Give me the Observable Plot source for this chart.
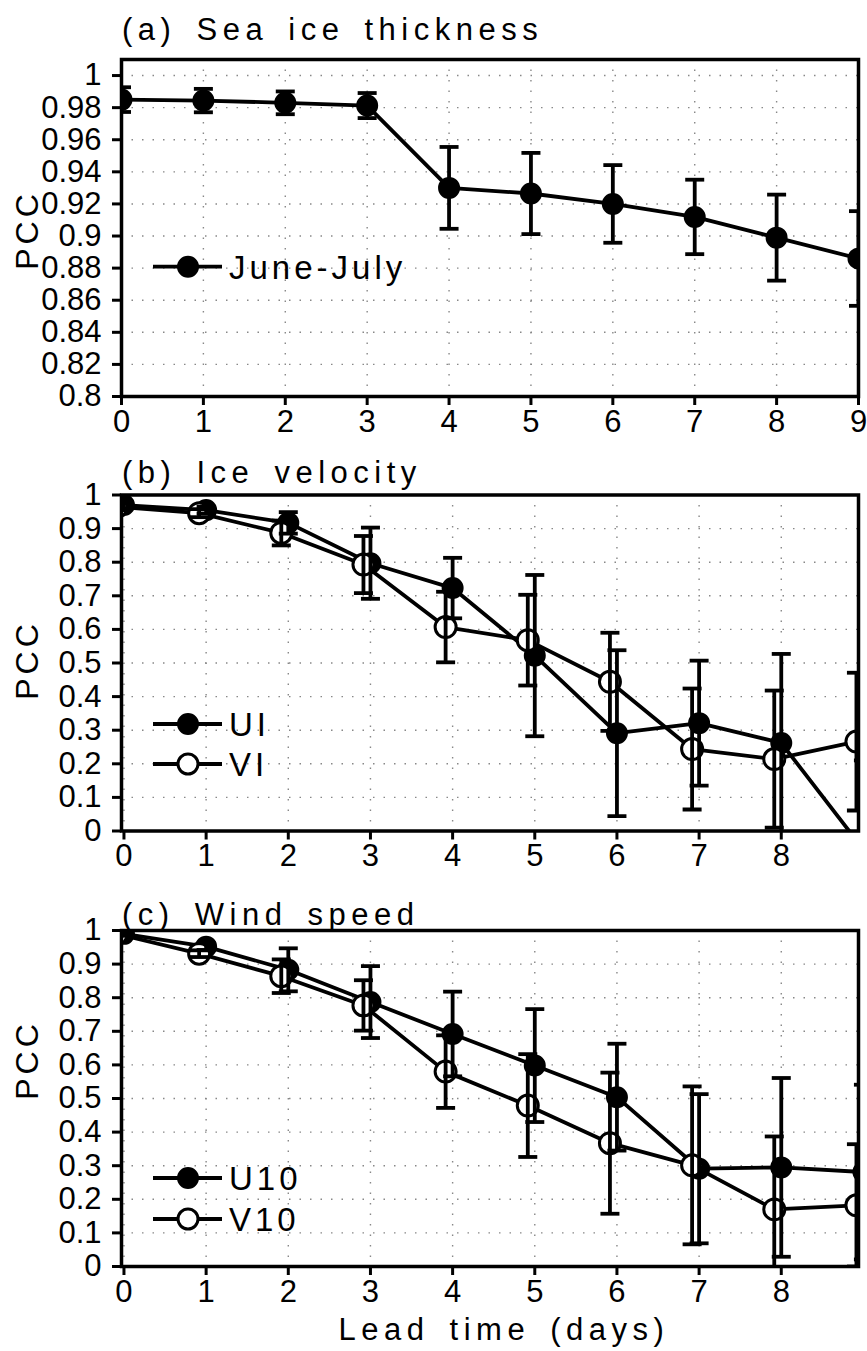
<!DOCTYPE html>
<html><head><meta charset="utf-8">
<script src="https://cdn.jsdelivr.net/npm/d3@7"></script>
<script src="https://cdn.jsdelivr.net/npm/@observablehq/plot@0.6"></script>
<style>
body{margin:0;background:#fff;}
#wrap{position:relative;width:867px;height:1351px;overflow:hidden;background:#fff;}
#wrap svg{position:absolute;left:0;}
</style></head><body><div id="wrap"></div>
<script>
// ---------- data ----------
const leadDays = [0, 1, 2, 3, 4, 5, 6, 7, 8, 9];

// (a) Sea ice thickness, June-July
const thickJJ    = [0.985, 0.9844, 0.983, 0.9813, 0.930, 0.9265, 0.920, 0.9119, 0.899, 0.886];
const thickJJErr = [0.0077, 0.0073, 0.0071, 0.0078, 0.0255, 0.0253, 0.0242, 0.0232, 0.0268, 0.0295];

// (b) Ice velocity
const ui    = [0.970, 0.955, 0.917, 0.797, 0.723, 0.522, 0.291, 0.321, 0.262, -0.055];
const uiErr = [0.010, 0.010, 0.032, 0.106, 0.090, 0.240, 0.247, 0.186, 0.265, 0.265];
const vi    = [0.965, 0.946, 0.887, 0.793, 0.607, 0.568, 0.444, 0.244, 0.214, 0.266];
const viErr = [0.010, 0.012, 0.037, 0.085, 0.105, 0.135, 0.146, 0.180, 0.204, 0.205];

// (c) Wind speed
const u10    = [0.990, 0.952, 0.883, 0.787, 0.692, 0.598, 0.504, 0.291, 0.295, 0.281];
const u10Err = [0.005, 0.010, 0.064, 0.107, 0.126, 0.168, 0.159, 0.222, 0.266, 0.260];
const v10    = [0.990, 0.931, 0.864, 0.777, 0.580, 0.479, 0.367, 0.301, 0.170, 0.182];
const v10Err = [0.005, 0.010, 0.050, 0.075, 0.108, 0.153, 0.210, 0.235, 0.217, 0.182];

// ticks & labels
const yTicksA  = [0.8, 0.82, 0.84, 0.86, 0.88, 0.9, 0.92, 0.94, 0.96, 0.98, 1];
const yTicksBC = [0, 0.1, 0.2, 0.3, 0.4, 0.5, 0.6, 0.7, 0.8, 0.9, 1];
const xTicksA  = [0, 1, 2, 3, 4, 5, 6, 7, 8, 9];
const xTicksBC = [0, 1, 2, 3, 4, 5, 6, 7, 8];
const titles   = ["(a) Sea ice thickness", "(b) Ice velocity", "(c) Wind speed"];
const yLabel   = "PCC";
const xLabel   = "Lead time (days)";
const legendA  = ["June-July"];
const legendB  = ["UI", "VI"];
const legendC  = ["U10", "V10"];

// ---------- drawing ----------
const FONT = "'Liberation Sans', Arial, sans-serif";
const capSymbol = {
  draw(ctx, size) { const r = Math.sqrt(size / Math.PI); ctx.moveTo(-r, 0); ctx.lineTo(r, 0); }
};
function rows(vals, errs) {
  return leadDays.map((d, i) => ({lead: d, v: vals[i], lo: vals[i] - errs[i], hi: vals[i] + errs[i]}));
}
function seriesMarks(data, filled, dx) {
  return {
    line: Plot.line(data, {x: "lead", y: "v", stroke: "black", strokeWidth: 3.8, clip: true, dx}),
    dots: Plot.dot(data, {x: "lead", y: "v", r: filled ? 9.5 : 10.5, fill: filled ? "black" : "white",
                          stroke: "black", strokeWidth: 3, clip: true, dx}),
    bars: [
      Plot.ruleX(data, {x: "lead", y1: "lo", y2: "hi", stroke: "black", strokeWidth: 3.8, clip: true, dx}),
      Plot.dot(data, {x: "lead", y: "lo", symbol: capSymbol, r: 9.5, stroke: "black", strokeWidth: 3.8, clip: true, dx}),
      Plot.dot(data, {x: "lead", y: "hi", symbol: capSymbol, r: 9.5, stroke: "black", strokeWidth: 3.8, clip: true, dx})
    ]
  };
}
function addText(s, x, y, str, size, ls, anchor) {
  return s.append("text").attr("x", x).attr("y", y).text(str)
    .attr("font-family", FONT).attr("font-size", size).attr("letter-spacing", ls).attr("word-spacing", 6)
    .attr("text-anchor", anchor || "start").attr("fill", "black").attr("stroke", "none");
}
function panel(cfg) {
  const ser = cfg.series.map(s => seriesMarks(rows(s.vals, s.errs), s.filled, s.dx));
  const grid = {stroke: "#888", strokeOpacity: 1, strokeWidth: 1.4, strokeDasharray: "1.5,9"};
  const svg = Plot.plot({
    width: 867, height: cfg.height,
    marginTop: cfg.mt, marginBottom: cfg.mb, marginLeft: 121, marginRight: 9,
    style: {fontFamily: FONT, fontSize: "31px", background: "transparent", color: "black", overflow: "visible"},
    x: {domain: cfg.xDomain},
    y: {domain: cfg.yDomain},
    marks: [
      Plot.gridX(cfg.xTicks, grid),
      Plot.gridY(cfg.yTicks, grid),
      ...ser.map(s => s.line),
      ...ser.map(s => s.dots),
      ...ser.flatMap(s => s.bars),
      Plot.axisY(cfg.yTicks, {tickSize: 9, tickPadding: 11, tickFormat: cfg.yFmt, strokeWidth: 3, label: null, fontSize: 31}),
      Plot.axisX(cfg.xTicks, {tickSize: 9, tickPadding: 4, tickFormat: d => String(d), strokeWidth: 3, label: null, fontSize: 31}),
      Plot.frame({stroke: "black", strokeWidth: 3.5})
    ]
  });
  svg.style.top = cfg.top + "px";
  const s = d3.select(svg);
  // force tick-label size on every text the library produced
  s.selectAll("g").filter(function() { return this.querySelector(":scope > text"); })
    .style("font-size", "31px").style("font-family", FONT);
  s.selectAll("text").style("font-size", "31px").style("font-family", FONT);
  addText(s, 122, cfg.titleY, cfg.title, 31, 5.5);
  s.append("text").attr("transform", `translate(38,${cfg.pccY}) rotate(-90)`).attr("text-anchor", "middle")
    .text(yLabel).attr("font-family", FONT).attr("font-size", 32).attr("letter-spacing", 4).attr("fill", "black");
  cfg.legend.forEach((lg, i) => {
    const y = cfg.legendY[i];
    s.append("line").attr("x1", 153).attr("x2", 222).attr("y1", y).attr("y2", y).attr("stroke", "black").attr("stroke-width", 3.8);
    s.append("circle").attr("cx", 188).attr("cy", y).attr("r", cfg.series[i].filled ? 9.5 : 10)
      .attr("fill", cfg.series[i].filled ? "black" : "white").attr("stroke", "black").attr("stroke-width", 3);
    addText(s, 229, y + 12, lg, 33, 4);
  });
  if (cfg.xlabel) addText(s, 504, cfg.xlabelY, cfg.xlabel, 31, 5.5, "middle");
  document.getElementById("wrap").appendChild(svg);
}

const fmt2 = d => String(+d.toFixed(2));
const fmt1 = d => String(+d.toFixed(1));

panel({top: 0, height: 440, mt: 59, mb: 44, xDomain: [0, 9], yDomain: [0.8, 1.01],
  yTicks: yTicksA, yFmt: fmt2, xTicks: xTicksA,
  series: [{vals: thickJJ, errs: thickJJErr, filled: true, dx: 0}],
  title: titles[0], titleY: 39.5, pccY: 230, legend: legendA, legendY: [266.7]});

panel({top: 440, height: 440, mt: 54.5, mb: 49.5, xDomain: [-0.03, 8.94], yDomain: [0, 1],
  yTicks: yTicksBC, yFmt: fmt1, xTicks: xTicksBC,
  series: [{vals: ui, errs: uiErr, filled: true, dx: 0}, {vals: vi, errs: viErr, filled: false, dx: -7}],
  title: titles[1], titleY: 43, pccY: 220, legend: legendB, legendY: [284, 324]});

panel({top: 880, height: 471, mt: 50, mb: 85, xDomain: [-0.03, 8.94], yDomain: [0, 1],
  yTicks: yTicksBC, yFmt: fmt1, xTicks: xTicksBC,
  series: [{vals: u10, errs: u10Err, filled: true, dx: 0}, {vals: v10, errs: v10Err, filled: false, dx: -7}],
  title: titles[2], titleY: 45, pccY: 180, legend: legendC, legendY: [298, 339],
  xlabel: xLabel, xlabelY: 460});
</script>
</body></html>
# # # # # # #
§ **Task to complete**
Please reproduce the listing exactly from its opening line through the line that contains "0.180, 0.204, 0.205];", both included, with all pictures omitted.

§ **The response**
Give me the Observable Plot source for this chart.
<!DOCTYPE html>
<html><head><meta charset="utf-8">
<script src="https://cdn.jsdelivr.net/npm/d3@7"></script>
<script src="https://cdn.jsdelivr.net/npm/@observablehq/plot@0.6"></script>
<style>
body{margin:0;background:#fff;}
#wrap{position:relative;width:867px;height:1351px;overflow:hidden;background:#fff;}
#wrap svg{position:absolute;left:0;}
</style></head><body><div id="wrap"></div>
<script>
// ---------- data ----------
const leadDays = [0, 1, 2, 3, 4, 5, 6, 7, 8, 9];

// (a) Sea ice thickness, June-July
const thickJJ    = [0.985, 0.9844, 0.983, 0.9813, 0.930, 0.9265, 0.920, 0.9119, 0.899, 0.886];
const thickJJErr = [0.0077, 0.0073, 0.0071, 0.0078, 0.0255, 0.0253, 0.0242, 0.0232, 0.0268, 0.0295];

// (b) Ice velocity
const ui    = [0.970, 0.955, 0.917, 0.797, 0.723, 0.522, 0.291, 0.321, 0.262, -0.055];
const uiErr = [0.010, 0.010, 0.032, 0.106, 0.090, 0.240, 0.247, 0.186, 0.265, 0.265];
const vi    = [0.965, 0.946, 0.887, 0.793, 0.607, 0.568, 0.444, 0.244, 0.214, 0.266];
const viErr = [0.010, 0.012, 0.037, 0.085, 0.105, 0.135, 0.146, 0.180, 0.204, 0.205];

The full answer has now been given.